Goal of the exercise: Output the lines below exactly, please, from the first line until the line with "minimum width=1576pt, minimum", counting both.
┌──
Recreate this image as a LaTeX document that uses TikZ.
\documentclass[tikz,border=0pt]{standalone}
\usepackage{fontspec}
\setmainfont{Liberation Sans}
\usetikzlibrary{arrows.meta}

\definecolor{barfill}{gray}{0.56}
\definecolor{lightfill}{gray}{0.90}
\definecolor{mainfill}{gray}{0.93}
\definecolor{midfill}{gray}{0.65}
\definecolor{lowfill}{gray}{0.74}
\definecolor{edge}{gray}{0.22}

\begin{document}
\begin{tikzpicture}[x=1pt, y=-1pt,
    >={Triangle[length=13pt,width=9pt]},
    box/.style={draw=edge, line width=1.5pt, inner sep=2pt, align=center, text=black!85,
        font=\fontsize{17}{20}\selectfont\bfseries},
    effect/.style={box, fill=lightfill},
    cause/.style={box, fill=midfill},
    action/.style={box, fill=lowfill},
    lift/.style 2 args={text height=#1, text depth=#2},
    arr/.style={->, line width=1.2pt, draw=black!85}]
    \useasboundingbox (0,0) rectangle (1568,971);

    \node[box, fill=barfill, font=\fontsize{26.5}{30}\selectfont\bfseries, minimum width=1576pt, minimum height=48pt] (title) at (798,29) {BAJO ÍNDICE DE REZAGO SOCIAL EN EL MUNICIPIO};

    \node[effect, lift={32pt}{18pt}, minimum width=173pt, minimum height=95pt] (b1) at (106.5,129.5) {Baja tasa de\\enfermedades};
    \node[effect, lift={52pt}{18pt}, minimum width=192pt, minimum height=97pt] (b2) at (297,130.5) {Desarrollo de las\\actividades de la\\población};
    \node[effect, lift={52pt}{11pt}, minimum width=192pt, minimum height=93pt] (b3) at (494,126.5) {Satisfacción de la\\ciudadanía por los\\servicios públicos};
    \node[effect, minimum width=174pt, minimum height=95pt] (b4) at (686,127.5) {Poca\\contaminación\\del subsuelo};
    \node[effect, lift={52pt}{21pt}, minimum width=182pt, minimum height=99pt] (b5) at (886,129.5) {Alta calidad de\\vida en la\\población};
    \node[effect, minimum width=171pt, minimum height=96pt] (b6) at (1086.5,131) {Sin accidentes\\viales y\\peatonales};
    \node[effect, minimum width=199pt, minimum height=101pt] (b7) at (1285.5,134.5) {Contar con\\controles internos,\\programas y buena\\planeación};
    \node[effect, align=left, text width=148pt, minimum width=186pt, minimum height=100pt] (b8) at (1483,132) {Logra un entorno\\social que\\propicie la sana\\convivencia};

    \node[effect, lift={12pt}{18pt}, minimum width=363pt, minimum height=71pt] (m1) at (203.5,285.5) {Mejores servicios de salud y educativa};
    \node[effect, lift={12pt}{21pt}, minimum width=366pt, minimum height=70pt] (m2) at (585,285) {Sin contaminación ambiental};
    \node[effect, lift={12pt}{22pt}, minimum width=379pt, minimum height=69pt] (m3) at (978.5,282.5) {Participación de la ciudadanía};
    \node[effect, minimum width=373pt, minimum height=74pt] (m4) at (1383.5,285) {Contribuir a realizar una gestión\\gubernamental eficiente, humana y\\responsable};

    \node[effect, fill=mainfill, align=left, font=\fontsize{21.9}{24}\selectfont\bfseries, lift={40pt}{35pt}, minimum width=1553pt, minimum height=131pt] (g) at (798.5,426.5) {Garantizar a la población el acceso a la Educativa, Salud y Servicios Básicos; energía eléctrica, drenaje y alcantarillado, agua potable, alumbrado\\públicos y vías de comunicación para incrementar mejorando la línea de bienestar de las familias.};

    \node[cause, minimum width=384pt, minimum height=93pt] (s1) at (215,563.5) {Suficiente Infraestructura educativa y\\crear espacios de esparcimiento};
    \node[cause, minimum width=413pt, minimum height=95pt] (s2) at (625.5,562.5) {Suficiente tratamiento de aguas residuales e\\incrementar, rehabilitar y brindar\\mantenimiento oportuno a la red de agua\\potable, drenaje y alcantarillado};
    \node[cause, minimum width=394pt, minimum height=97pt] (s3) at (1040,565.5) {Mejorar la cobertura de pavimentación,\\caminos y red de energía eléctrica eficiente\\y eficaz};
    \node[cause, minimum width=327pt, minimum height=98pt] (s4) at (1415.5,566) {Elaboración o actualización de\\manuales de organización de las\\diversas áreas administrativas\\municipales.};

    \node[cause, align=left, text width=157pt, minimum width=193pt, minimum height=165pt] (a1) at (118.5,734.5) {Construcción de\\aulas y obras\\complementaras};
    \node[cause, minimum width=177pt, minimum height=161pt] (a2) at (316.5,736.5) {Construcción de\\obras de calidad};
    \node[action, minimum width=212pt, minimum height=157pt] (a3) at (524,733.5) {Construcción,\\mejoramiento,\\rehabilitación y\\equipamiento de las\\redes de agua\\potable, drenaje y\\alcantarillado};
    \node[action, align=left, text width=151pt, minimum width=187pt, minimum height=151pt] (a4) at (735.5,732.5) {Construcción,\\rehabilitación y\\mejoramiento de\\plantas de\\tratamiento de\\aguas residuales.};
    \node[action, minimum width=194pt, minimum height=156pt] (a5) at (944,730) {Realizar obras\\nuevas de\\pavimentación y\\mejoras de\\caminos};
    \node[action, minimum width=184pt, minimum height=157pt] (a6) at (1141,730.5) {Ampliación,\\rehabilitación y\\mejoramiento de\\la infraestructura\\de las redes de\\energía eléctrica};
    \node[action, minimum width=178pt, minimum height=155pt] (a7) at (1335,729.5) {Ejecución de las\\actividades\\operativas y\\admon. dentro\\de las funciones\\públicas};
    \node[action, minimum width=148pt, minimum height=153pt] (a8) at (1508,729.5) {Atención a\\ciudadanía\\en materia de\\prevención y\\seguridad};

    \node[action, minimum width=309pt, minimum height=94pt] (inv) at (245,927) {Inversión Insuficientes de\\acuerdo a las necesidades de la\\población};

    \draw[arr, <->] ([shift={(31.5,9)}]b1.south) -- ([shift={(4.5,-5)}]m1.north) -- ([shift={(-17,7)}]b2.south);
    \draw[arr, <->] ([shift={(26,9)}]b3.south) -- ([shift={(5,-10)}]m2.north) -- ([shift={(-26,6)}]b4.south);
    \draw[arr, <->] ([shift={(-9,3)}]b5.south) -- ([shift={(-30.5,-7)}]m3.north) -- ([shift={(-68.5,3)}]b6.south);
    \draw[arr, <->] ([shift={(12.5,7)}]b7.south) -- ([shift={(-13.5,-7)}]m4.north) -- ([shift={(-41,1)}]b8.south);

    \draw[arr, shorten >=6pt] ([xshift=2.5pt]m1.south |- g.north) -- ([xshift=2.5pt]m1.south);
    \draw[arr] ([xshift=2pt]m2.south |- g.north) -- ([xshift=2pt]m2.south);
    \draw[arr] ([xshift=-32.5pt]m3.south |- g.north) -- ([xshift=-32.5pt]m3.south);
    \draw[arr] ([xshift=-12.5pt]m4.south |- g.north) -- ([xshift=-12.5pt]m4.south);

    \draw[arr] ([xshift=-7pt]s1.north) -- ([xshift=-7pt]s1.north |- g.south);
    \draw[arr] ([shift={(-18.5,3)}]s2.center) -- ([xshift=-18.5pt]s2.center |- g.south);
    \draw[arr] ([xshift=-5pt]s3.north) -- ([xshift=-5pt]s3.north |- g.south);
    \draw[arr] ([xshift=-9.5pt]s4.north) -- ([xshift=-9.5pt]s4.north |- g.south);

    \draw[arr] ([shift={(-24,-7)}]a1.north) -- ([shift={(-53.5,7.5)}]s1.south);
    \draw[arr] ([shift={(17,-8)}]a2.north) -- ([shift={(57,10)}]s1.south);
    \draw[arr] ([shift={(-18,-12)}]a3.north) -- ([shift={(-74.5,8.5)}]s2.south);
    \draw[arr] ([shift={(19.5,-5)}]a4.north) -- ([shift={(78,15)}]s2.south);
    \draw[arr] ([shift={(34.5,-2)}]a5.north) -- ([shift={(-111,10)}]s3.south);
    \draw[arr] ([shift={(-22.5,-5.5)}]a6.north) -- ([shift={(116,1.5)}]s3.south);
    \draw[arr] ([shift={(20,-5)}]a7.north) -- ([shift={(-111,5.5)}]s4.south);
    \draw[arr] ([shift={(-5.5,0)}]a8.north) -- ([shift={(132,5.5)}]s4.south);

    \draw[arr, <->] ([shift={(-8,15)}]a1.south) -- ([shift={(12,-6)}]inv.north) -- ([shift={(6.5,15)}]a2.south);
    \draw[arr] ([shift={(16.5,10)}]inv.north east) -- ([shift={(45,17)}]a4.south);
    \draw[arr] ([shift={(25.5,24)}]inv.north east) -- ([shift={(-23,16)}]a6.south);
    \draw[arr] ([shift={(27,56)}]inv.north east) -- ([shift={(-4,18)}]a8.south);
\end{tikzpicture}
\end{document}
└──
Answer to the task:
Recreate this image as a LaTeX document that uses TikZ.
\documentclass[tikz,border=0pt]{standalone}
\usepackage{fontspec}
\setmainfont{Liberation Sans}
\usetikzlibrary{arrows.meta}

\definecolor{barfill}{gray}{0.56}
\definecolor{lightfill}{gray}{0.90}
\definecolor{mainfill}{gray}{0.93}
\definecolor{midfill}{gray}{0.65}
\definecolor{lowfill}{gray}{0.74}
\definecolor{edge}{gray}{0.22}

\begin{document}
\begin{tikzpicture}[x=1pt, y=-1pt,
    >={Triangle[length=13pt,width=9pt]},
    box/.style={draw=edge, line width=1.5pt, inner sep=2pt, align=center, text=black!85,
        font=\fontsize{17}{20}\selectfont\bfseries},
    effect/.style={box, fill=lightfill},
    cause/.style={box, fill=midfill},
    action/.style={box, fill=lowfill},
    lift/.style 2 args={text height=#1, text depth=#2},
    arr/.style={->, line width=1.2pt, draw=black!85}]
    \useasboundingbox (0,0) rectangle (1568,971);

    \node[box, fill=barfill, font=\fontsize{26.5}{30}\selectfont\bfseries, minimum width=1576pt, minimum height=48pt] (title) at (798,29) {BAJO ÍNDICE DE REZAGO SOCIAL EN EL MUNICIPIO};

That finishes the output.